-- What the exercise asks --
All of the material below is to be returned exactly.
# # #
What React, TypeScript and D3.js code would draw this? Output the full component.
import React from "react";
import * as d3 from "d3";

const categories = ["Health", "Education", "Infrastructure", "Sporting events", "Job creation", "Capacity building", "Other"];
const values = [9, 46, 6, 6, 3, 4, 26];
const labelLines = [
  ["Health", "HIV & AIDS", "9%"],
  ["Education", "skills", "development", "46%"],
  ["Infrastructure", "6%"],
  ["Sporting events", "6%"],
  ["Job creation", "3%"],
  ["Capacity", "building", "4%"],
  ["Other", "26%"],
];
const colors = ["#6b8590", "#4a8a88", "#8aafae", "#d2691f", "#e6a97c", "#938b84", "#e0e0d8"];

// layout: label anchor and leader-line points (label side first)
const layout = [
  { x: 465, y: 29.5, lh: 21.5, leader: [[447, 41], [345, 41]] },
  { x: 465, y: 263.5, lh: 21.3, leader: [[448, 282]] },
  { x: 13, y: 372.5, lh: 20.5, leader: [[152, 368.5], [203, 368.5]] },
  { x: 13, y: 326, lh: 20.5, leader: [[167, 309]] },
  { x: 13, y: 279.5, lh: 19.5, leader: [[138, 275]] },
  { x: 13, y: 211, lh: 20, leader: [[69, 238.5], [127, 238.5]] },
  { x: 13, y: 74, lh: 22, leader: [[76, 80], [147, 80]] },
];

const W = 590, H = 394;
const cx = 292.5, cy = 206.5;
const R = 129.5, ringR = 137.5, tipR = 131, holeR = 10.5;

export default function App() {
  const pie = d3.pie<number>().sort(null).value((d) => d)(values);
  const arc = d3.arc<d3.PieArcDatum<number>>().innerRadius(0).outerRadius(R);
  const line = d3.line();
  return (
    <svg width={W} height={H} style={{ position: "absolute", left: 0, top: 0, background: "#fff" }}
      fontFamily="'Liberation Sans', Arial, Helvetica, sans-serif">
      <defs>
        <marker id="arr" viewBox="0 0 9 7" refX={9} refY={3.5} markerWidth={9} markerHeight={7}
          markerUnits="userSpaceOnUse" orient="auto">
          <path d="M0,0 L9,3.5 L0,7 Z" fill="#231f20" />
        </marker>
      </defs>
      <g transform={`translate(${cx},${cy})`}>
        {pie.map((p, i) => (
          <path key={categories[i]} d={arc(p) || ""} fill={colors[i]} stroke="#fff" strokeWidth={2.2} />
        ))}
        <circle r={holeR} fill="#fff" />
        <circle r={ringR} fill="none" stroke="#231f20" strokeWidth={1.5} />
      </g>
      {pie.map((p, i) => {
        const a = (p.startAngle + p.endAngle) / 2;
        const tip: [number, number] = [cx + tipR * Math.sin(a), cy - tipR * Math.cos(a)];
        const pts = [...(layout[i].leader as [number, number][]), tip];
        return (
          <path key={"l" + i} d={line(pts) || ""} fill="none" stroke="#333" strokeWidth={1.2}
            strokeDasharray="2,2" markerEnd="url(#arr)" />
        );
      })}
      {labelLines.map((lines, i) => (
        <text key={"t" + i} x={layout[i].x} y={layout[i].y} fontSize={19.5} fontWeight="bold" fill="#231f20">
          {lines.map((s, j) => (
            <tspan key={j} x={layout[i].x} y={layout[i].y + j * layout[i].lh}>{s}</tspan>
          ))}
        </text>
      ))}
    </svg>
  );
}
# # #
-- Written answer --
What React, TypeScript and D3.js code would draw this? Output the full component.
import React from "react";
import * as d3 from "d3";

const categories = ["Health", "Education", "Infrastructure", "Sporting events", "Job creation", "Capacity building", "Other"];
const values = [9, 46, 6, 6, 3, 4, 26];
const labelLines = [
  ["Health", "HIV & AIDS", "9%"],
  ["Education", "skills", "development", "46%"],
  ["Infrastructure", "6%"],
  ["Sporting events", "6%"],
  ["Job creation", "3%"],
  ["Capacity", "building", "4%"],
  ["Other", "26%"],
];
const colors = ["#6b8590", "#4a8a88", "#8aafae", "#d2691f", "#e6a97c", "#938b84", "#e0e0d8"];

// layout: label anchor and leader-line points (label side first)
const layout = [
  { x: 465, y: 29.5, lh: 21.5, leader: [[447, 41], [345, 41]] },
  { x: 465, y: 263.5, lh: 21.3, leader: [[448, 282]] },
  { x: 13, y: 372.5, lh: 20.5, leader: [[152, 368.5], [203, 368.5]] },
  { x: 13, y: 326, lh: 20.5, leader: [[167, 309]] },
  { x: 13, y: 279.5, lh: 19.5, leader: [[138, 275]] },
  { x: 13, y: 211, lh: 20, leader: [[69, 238.5], [127, 238.5]] },
  { x: 13, y: 74, lh: 22, leader: [[76, 80], [147, 80]] },
];

const W = 590, H = 394;
const cx = 292.5, cy = 206.5;
const R = 129.5, ringR = 137.5, tipR = 131, holeR = 10.5;

export default function App() {
  const pie = d3.pie<number>().sort(null).value((d) => d)(values);
  const arc = d3.arc<d3.PieArcDatum<number>>().innerRadius(0).outerRadius(R);
  const line = d3.line();
  return (
    <svg width={W} height={H} style={{ position: "absolute", left: 0, top: 0, background: "#fff" }}
      fontFamily="'Liberation Sans', Arial, Helvetica, sans-serif">
      <defs>
        <marker id="arr" viewBox="0 0 9 7" refX={9} refY={3.5} markerWidth={9} markerHeight={7}
          markerUnits="userSpaceOnUse" orient="auto">
          <path d="M0,0 L9,3.5 L0,7 Z" fill="#231f20" />
        </marker>
      </defs>
      <g transform={`translate(${cx},${cy})`}>
        {pie.map((p, i) => (
          <path key={categories[i]} d={arc(p) || ""} fill={colors[i]} stroke="#fff" strokeWidth={2.2} />
        ))}
        <circle r={holeR} fill="#fff" />
        <circle r={ringR} fill="none" stroke="#231f20" strokeWidth={1.5} />
      </g>
      {pie.map((p, i) => {
        const a = (p.startAngle + p.endAngle) / 2;
        const tip: [number, number] = [cx + tipR * Math.sin(a), cy - tipR * Math.cos(a)];
        const pts = [...(layout[i].leader as [number, number][]), tip];
        return (
          <path key={"l" + i} d={line(pts) || ""} fill="none" stroke="#333" strokeWidth={1.2}
            strokeDasharray="2,2" markerEnd="url(#arr)" />
        );
      })}
      {labelLines.map((lines, i) => (
        <text key={"t" + i} x={layout[i].x} y={layout[i].y} fontSize={19.5} fontWeight="bold" fill="#231f20">
          {lines.map((s, j) => (
            <tspan key={j} x={layout[i].x} y={layout[i].y + j * layout[i].lh}>{s}</tspan>
          ))}
        </text>
      ))}
    </svg>
  );
}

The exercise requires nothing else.